Aim: Without the pictures, return exactly the lines from the one with "Generate a web" through the one with "var yB = d3.scaleLinear().domain([78, 98]).range([905, 541]);". Both end lines belong in the copy.

Stored records

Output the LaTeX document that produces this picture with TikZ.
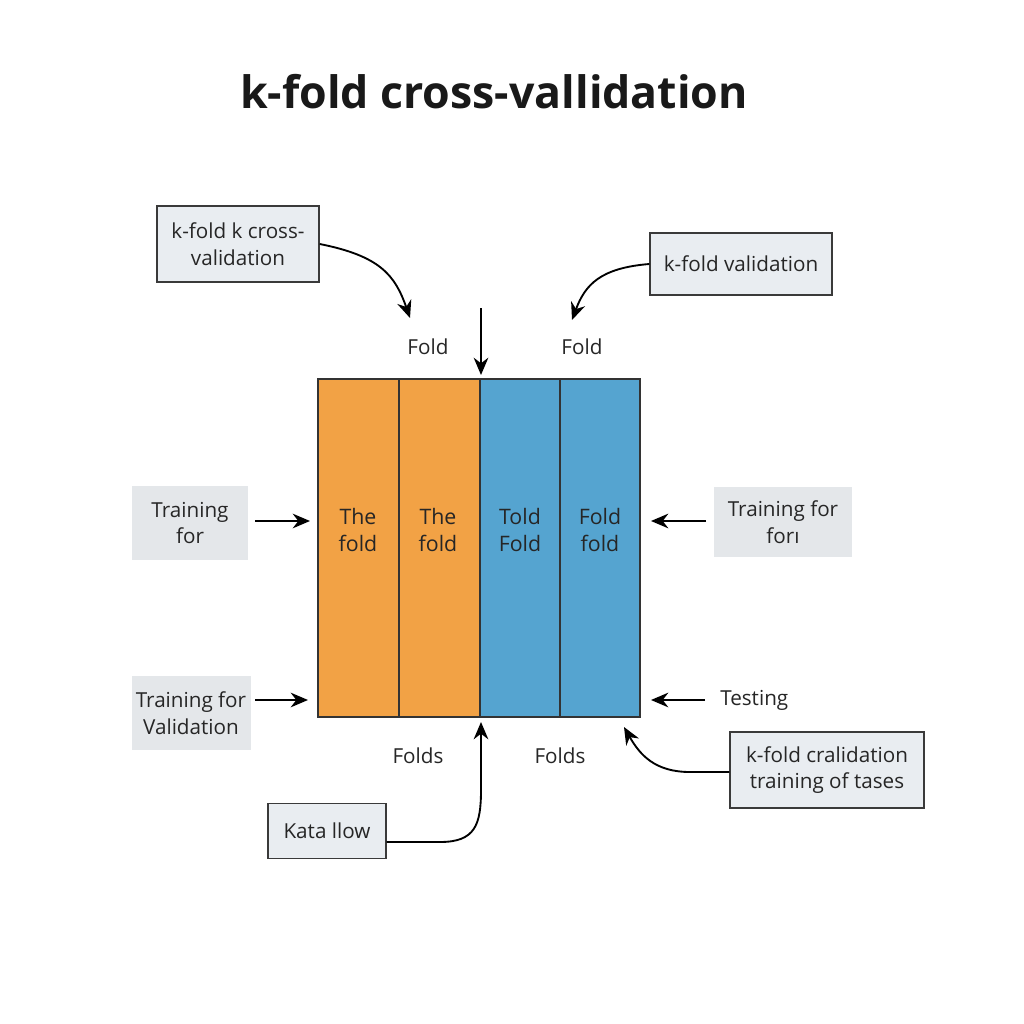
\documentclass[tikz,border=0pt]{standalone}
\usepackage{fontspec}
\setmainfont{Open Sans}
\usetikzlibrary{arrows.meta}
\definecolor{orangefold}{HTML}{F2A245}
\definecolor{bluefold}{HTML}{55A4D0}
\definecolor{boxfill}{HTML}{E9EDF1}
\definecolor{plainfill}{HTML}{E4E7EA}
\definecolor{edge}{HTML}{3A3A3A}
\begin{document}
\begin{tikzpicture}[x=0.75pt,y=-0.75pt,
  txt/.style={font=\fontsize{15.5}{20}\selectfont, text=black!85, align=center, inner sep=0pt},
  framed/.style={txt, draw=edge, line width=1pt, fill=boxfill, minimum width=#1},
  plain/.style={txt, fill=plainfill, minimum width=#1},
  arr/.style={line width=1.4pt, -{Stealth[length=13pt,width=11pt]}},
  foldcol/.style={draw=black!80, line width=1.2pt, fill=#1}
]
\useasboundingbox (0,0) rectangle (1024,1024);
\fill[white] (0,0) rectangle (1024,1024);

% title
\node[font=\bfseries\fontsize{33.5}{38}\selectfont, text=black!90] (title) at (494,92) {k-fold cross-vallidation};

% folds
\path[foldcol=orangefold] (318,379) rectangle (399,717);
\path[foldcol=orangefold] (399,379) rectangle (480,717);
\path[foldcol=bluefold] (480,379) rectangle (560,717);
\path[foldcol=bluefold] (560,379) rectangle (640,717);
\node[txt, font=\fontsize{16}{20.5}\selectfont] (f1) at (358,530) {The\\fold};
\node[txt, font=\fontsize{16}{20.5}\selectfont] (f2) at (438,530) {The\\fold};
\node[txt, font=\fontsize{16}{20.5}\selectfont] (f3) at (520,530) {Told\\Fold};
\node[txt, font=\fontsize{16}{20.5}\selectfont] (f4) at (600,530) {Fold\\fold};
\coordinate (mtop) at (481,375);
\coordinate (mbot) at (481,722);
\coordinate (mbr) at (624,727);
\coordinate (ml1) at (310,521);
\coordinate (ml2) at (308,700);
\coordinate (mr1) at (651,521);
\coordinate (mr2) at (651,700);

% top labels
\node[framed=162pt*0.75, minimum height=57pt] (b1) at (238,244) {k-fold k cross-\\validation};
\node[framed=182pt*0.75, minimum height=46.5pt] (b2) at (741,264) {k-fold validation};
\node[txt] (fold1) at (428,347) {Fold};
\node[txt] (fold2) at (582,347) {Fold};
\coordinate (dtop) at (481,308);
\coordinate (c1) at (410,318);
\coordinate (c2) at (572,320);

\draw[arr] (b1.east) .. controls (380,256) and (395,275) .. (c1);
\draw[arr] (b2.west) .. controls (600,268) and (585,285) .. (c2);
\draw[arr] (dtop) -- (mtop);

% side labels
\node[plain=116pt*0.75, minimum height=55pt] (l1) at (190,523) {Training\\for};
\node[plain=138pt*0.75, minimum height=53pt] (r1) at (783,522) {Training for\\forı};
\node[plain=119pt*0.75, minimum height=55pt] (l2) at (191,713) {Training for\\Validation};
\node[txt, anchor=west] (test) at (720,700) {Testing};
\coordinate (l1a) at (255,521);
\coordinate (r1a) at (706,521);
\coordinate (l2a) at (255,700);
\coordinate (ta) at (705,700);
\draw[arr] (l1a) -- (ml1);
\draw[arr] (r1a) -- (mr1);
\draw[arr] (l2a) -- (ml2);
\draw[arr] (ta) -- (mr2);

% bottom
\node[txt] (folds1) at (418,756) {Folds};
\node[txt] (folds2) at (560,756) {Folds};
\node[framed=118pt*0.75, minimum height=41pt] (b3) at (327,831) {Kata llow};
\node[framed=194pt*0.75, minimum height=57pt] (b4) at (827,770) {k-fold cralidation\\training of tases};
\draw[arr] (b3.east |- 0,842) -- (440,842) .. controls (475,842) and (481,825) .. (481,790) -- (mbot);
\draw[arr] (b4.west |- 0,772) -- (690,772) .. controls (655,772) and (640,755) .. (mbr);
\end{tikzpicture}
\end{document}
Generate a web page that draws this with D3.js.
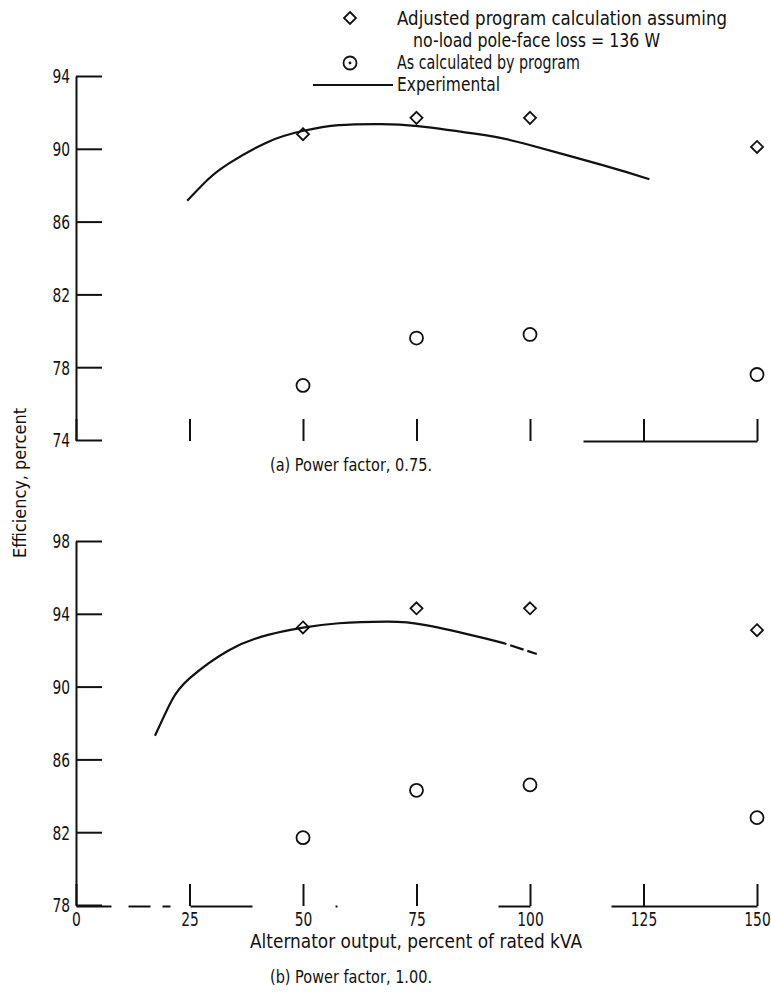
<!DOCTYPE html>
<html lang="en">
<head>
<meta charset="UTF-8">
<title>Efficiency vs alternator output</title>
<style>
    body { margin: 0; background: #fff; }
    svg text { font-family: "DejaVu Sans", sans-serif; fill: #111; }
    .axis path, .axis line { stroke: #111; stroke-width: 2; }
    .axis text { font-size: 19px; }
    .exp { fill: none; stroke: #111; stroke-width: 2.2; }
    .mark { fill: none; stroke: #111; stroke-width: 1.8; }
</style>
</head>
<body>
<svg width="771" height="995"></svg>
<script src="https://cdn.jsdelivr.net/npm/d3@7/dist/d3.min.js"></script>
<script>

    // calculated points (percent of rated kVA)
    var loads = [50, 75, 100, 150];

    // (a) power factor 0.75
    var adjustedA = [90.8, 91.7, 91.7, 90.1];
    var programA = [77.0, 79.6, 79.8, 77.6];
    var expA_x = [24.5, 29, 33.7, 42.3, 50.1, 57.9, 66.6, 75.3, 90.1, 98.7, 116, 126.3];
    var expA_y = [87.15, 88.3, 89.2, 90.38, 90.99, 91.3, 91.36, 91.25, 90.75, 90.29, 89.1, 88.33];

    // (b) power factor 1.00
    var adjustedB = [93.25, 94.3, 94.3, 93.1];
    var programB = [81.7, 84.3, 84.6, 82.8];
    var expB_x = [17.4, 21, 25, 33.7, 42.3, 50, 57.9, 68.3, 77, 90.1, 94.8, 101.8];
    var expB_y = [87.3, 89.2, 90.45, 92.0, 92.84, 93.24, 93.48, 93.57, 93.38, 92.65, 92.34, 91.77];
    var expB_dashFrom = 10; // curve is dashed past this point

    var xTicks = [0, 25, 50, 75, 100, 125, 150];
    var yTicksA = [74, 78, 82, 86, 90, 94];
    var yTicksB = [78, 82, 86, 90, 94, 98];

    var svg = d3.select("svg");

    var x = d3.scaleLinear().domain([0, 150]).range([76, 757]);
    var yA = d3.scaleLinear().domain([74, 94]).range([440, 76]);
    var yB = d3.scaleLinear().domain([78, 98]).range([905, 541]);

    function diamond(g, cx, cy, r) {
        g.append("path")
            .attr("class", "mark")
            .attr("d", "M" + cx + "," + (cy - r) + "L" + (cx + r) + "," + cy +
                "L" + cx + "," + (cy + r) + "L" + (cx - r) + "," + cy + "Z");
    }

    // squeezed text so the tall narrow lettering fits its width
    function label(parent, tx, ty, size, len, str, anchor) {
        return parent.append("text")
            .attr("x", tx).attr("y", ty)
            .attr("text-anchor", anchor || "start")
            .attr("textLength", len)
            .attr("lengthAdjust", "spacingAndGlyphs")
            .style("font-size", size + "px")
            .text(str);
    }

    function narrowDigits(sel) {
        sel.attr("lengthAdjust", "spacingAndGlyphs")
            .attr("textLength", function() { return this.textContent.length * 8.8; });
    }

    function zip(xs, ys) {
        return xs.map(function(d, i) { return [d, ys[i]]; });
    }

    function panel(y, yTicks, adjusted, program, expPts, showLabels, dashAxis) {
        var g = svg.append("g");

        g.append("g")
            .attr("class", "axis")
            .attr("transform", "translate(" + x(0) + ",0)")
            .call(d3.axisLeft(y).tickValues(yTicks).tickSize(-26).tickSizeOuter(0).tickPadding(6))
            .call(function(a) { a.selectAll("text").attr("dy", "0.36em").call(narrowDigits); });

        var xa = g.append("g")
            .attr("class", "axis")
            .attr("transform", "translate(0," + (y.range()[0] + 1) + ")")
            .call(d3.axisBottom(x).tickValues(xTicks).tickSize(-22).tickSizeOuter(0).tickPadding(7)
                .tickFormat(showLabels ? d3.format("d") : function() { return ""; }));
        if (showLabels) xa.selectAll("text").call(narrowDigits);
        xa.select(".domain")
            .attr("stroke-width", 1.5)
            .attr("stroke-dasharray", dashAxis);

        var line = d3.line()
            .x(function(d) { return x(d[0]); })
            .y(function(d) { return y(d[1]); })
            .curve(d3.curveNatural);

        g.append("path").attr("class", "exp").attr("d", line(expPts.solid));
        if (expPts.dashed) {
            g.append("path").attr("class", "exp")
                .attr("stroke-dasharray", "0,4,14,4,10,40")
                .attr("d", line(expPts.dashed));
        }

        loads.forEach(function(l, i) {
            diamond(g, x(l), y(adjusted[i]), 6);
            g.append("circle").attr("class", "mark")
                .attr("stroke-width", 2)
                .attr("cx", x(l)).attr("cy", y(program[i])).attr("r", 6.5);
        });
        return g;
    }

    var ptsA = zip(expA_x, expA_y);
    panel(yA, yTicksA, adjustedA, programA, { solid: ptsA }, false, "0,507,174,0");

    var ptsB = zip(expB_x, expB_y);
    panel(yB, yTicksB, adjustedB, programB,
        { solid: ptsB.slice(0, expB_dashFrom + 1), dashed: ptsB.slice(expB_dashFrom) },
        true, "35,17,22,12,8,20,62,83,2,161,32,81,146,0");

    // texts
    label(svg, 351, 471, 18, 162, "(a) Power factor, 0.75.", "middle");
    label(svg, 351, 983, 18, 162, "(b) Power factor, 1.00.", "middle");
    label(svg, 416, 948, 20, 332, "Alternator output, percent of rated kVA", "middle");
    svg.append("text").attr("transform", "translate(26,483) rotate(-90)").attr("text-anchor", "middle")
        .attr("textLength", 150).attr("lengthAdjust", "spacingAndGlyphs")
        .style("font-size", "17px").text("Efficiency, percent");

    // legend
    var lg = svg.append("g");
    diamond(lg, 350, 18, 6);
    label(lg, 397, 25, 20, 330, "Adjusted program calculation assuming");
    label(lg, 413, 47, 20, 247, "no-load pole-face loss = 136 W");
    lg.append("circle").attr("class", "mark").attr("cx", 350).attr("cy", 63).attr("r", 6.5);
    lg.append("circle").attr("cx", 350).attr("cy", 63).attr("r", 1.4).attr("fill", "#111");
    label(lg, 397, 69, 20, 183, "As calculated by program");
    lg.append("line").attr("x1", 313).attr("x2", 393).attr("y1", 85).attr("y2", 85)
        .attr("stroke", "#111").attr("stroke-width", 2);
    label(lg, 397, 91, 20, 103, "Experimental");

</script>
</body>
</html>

The output:
Generate a web page that draws this with D3.js.
<!DOCTYPE html>
<html lang="en">
<head>
<meta charset="UTF-8">
<title>Efficiency vs alternator output</title>
<style>
    body { margin: 0; background: #fff; }
    svg text { font-family: "DejaVu Sans", sans-serif; fill: #111; }
    .axis path, .axis line { stroke: #111; stroke-width: 2; }
    .axis text { font-size: 19px; }
    .exp { fill: none; stroke: #111; stroke-width: 2.2; }
    .mark { fill: none; stroke: #111; stroke-width: 1.8; }
</style>
</head>
<body>
<svg width="771" height="995"></svg>
<script src="https://cdn.jsdelivr.net/npm/d3@7/dist/d3.min.js"></script>
<script>

    // calculated points (percent of rated kVA)
    var loads = [50, 75, 100, 150];

    // (a) power factor 0.75
    var adjustedA = [90.8, 91.7, 91.7, 90.1];
    var programA = [77.0, 79.6, 79.8, 77.6];
    var expA_x = [24.5, 29, 33.7, 42.3, 50.1, 57.9, 66.6, 75.3, 90.1, 98.7, 116, 126.3];
    var expA_y = [87.15, 88.3, 89.2, 90.38, 90.99, 91.3, 91.36, 91.25, 90.75, 90.29, 89.1, 88.33];

    // (b) power factor 1.00
    var adjustedB = [93.25, 94.3, 94.3, 93.1];
    var programB = [81.7, 84.3, 84.6, 82.8];
    var expB_x = [17.4, 21, 25, 33.7, 42.3, 50, 57.9, 68.3, 77, 90.1, 94.8, 101.8];
    var expB_y = [87.3, 89.2, 90.45, 92.0, 92.84, 93.24, 93.48, 93.57, 93.38, 92.65, 92.34, 91.77];
    var expB_dashFrom = 10; // curve is dashed past this point

    var xTicks = [0, 25, 50, 75, 100, 125, 150];
    var yTicksA = [74, 78, 82, 86, 90, 94];
    var yTicksB = [78, 82, 86, 90, 94, 98];

    var svg = d3.select("svg");

    var x = d3.scaleLinear().domain([0, 150]).range([76, 757]);
    var yA = d3.scaleLinear().domain([74, 94]).range([440, 76]);
    var yB = d3.scaleLinear().domain([78, 98]).range([905, 541]);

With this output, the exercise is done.